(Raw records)
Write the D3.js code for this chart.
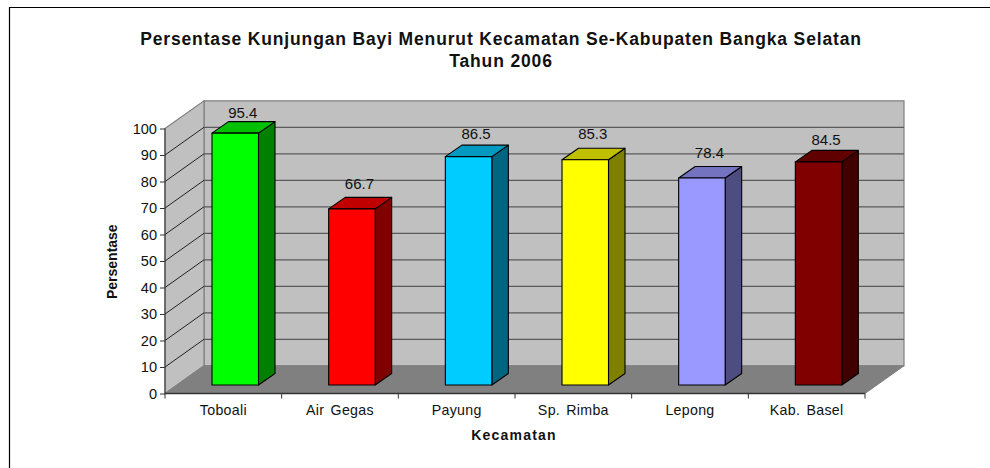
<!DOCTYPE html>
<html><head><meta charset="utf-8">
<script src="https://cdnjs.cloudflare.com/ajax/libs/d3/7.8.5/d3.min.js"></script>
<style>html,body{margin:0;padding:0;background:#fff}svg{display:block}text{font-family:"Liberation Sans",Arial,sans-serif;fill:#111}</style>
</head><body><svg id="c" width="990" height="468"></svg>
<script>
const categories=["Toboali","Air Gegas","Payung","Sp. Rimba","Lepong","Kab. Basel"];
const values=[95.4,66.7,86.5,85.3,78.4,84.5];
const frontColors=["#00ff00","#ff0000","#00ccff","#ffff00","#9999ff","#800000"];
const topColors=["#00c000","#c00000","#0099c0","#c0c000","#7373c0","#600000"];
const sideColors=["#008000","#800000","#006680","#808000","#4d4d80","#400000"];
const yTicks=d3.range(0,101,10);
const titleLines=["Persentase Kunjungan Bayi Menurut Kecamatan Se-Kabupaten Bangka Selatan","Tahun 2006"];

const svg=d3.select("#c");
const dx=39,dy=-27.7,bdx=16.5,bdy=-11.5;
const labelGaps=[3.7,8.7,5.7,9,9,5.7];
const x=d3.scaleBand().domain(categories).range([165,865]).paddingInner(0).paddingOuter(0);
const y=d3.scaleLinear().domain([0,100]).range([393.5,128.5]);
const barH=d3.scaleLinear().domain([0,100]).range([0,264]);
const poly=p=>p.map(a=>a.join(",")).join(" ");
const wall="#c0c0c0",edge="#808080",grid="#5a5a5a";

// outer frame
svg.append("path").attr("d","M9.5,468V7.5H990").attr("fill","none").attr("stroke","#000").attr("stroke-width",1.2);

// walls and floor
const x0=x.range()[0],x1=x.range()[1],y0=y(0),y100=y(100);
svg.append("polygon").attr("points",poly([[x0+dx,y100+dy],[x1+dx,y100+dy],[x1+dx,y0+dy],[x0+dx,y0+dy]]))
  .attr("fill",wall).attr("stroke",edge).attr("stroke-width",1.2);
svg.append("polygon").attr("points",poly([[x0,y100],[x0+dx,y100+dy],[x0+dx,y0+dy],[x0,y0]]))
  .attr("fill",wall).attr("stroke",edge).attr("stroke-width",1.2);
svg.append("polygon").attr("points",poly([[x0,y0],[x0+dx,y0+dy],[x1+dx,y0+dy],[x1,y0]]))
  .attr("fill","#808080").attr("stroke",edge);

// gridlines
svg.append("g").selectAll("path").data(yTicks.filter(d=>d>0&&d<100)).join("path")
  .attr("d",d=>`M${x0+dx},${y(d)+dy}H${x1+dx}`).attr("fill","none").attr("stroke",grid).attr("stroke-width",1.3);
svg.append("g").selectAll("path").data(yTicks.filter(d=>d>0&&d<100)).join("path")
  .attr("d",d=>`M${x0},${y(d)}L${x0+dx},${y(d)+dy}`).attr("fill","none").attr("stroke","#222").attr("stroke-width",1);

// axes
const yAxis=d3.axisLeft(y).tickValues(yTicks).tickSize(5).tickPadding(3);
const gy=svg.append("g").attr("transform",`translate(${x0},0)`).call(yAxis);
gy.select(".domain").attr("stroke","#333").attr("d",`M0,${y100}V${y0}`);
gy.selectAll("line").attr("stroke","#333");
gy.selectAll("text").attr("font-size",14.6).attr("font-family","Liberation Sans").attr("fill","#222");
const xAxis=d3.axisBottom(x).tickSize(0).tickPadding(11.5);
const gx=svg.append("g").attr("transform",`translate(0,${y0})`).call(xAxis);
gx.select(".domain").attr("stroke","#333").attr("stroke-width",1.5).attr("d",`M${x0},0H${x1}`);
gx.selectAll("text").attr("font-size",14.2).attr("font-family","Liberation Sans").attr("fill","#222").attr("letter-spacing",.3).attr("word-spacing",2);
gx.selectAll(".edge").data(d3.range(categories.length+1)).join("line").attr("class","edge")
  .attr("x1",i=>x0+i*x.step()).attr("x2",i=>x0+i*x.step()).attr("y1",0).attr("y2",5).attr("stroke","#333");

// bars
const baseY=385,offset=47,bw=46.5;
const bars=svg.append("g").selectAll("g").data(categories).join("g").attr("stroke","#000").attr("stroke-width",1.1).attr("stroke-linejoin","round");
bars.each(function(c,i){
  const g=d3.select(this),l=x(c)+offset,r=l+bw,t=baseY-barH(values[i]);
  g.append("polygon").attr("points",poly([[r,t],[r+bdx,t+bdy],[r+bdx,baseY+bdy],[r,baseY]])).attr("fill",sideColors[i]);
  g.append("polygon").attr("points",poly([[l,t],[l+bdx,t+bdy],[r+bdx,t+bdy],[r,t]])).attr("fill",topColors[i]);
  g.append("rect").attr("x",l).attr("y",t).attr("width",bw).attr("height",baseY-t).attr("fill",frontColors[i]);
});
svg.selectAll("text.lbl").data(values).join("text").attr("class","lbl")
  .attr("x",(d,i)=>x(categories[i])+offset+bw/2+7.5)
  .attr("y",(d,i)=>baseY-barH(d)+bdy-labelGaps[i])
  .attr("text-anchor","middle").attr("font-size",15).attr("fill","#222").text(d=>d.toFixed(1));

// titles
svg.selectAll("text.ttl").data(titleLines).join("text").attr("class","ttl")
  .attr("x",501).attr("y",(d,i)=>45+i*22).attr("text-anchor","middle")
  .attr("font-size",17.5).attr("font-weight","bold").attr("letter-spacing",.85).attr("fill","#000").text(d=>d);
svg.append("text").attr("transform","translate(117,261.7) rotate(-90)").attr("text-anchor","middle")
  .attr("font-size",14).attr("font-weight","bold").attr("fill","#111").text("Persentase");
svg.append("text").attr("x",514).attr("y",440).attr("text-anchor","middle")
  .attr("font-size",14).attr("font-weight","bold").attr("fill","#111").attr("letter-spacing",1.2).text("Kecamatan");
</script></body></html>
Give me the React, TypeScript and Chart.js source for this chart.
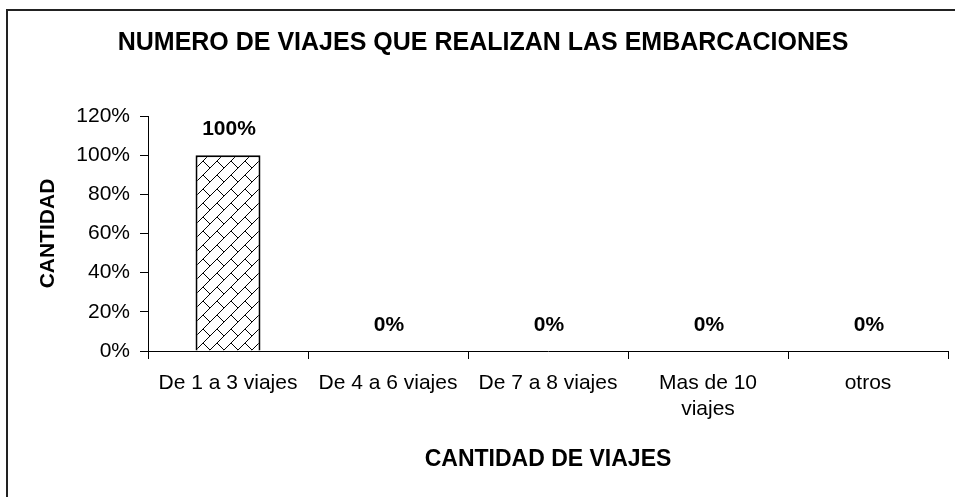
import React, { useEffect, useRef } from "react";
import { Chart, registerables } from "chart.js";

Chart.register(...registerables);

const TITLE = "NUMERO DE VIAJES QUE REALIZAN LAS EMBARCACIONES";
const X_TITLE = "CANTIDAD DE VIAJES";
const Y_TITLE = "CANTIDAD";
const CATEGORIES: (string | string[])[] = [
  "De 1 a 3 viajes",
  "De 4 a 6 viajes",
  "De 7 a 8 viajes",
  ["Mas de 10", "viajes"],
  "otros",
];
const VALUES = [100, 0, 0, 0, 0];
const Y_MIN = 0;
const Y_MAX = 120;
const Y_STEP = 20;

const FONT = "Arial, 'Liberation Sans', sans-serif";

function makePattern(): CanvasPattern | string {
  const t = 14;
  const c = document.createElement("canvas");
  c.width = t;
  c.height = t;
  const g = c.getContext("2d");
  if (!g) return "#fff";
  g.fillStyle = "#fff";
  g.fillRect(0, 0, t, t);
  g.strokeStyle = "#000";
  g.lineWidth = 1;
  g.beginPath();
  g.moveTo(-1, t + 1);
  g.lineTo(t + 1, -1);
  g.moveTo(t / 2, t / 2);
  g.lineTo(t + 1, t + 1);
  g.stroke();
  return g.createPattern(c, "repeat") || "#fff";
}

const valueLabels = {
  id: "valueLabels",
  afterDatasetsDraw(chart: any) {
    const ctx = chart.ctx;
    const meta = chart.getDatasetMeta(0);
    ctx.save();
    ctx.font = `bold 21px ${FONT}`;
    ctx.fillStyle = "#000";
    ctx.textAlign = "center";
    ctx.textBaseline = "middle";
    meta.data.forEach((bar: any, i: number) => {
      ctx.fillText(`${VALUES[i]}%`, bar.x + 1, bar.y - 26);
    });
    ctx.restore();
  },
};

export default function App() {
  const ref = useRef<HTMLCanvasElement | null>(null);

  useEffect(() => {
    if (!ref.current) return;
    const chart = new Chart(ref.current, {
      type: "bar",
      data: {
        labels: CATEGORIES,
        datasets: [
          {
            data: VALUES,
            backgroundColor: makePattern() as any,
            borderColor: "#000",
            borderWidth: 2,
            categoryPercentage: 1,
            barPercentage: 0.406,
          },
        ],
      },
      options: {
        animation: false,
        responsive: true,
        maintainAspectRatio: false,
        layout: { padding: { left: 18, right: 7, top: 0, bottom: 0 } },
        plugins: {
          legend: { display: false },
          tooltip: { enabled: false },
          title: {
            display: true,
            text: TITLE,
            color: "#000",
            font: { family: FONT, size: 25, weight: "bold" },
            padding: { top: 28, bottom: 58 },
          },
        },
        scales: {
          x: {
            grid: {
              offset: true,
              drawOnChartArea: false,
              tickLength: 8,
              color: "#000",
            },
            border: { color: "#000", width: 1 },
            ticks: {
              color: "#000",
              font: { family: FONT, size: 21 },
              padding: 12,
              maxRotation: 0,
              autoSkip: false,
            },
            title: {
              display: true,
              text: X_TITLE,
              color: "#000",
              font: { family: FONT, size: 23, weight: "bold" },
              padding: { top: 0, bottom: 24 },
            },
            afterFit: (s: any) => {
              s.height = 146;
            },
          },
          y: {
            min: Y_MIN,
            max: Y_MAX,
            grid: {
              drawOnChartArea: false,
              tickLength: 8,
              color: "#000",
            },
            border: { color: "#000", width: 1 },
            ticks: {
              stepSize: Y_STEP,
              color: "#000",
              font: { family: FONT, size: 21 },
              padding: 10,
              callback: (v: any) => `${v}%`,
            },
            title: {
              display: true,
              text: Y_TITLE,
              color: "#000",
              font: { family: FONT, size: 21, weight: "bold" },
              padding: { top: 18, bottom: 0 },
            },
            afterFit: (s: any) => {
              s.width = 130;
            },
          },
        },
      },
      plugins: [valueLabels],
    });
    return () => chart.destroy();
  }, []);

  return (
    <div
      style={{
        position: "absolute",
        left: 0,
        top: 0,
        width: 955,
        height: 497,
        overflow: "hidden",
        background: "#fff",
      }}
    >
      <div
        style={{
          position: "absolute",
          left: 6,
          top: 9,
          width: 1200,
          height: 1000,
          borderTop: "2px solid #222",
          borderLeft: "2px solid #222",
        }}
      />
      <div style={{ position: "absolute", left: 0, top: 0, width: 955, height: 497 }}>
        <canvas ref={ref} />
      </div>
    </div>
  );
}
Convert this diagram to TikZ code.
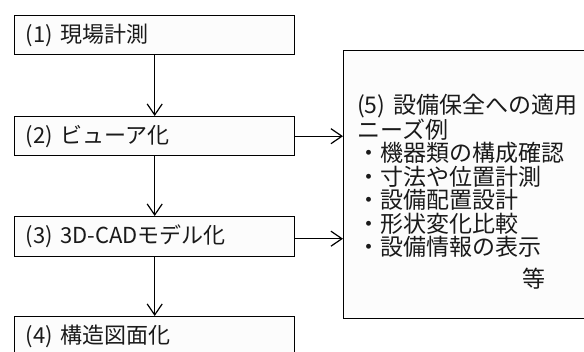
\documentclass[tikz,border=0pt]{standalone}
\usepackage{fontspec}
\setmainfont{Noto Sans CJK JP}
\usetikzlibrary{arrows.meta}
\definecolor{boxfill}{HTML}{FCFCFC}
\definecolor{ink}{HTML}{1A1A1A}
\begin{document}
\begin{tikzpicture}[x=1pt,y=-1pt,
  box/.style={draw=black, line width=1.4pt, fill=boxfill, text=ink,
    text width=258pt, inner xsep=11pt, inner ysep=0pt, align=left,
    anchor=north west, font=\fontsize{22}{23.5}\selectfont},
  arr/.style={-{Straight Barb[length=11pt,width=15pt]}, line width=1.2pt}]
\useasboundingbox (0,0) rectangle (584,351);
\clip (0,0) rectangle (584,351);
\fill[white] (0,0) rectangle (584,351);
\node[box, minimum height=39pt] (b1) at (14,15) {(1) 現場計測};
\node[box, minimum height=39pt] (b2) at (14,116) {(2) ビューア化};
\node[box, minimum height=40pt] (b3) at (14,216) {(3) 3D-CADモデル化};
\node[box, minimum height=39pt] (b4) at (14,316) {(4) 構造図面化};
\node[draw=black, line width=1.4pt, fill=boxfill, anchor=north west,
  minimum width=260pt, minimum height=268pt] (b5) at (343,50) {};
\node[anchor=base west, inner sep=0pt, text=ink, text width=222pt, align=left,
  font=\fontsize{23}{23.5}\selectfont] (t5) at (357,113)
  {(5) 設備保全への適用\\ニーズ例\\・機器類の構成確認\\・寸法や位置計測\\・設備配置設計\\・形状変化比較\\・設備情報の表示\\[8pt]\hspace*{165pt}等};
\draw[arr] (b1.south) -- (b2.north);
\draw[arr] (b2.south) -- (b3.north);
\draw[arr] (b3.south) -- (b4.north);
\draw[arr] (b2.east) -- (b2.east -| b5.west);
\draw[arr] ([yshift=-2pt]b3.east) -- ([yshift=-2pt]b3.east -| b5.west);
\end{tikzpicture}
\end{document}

*Exercise goal:*
Identify the lines in the entries above that contain "React", then copy them out.

*Task answer:*
Give me the React, TypeScript and Chart.js source for this chart.
import React, { useEffect, useRef } from "react";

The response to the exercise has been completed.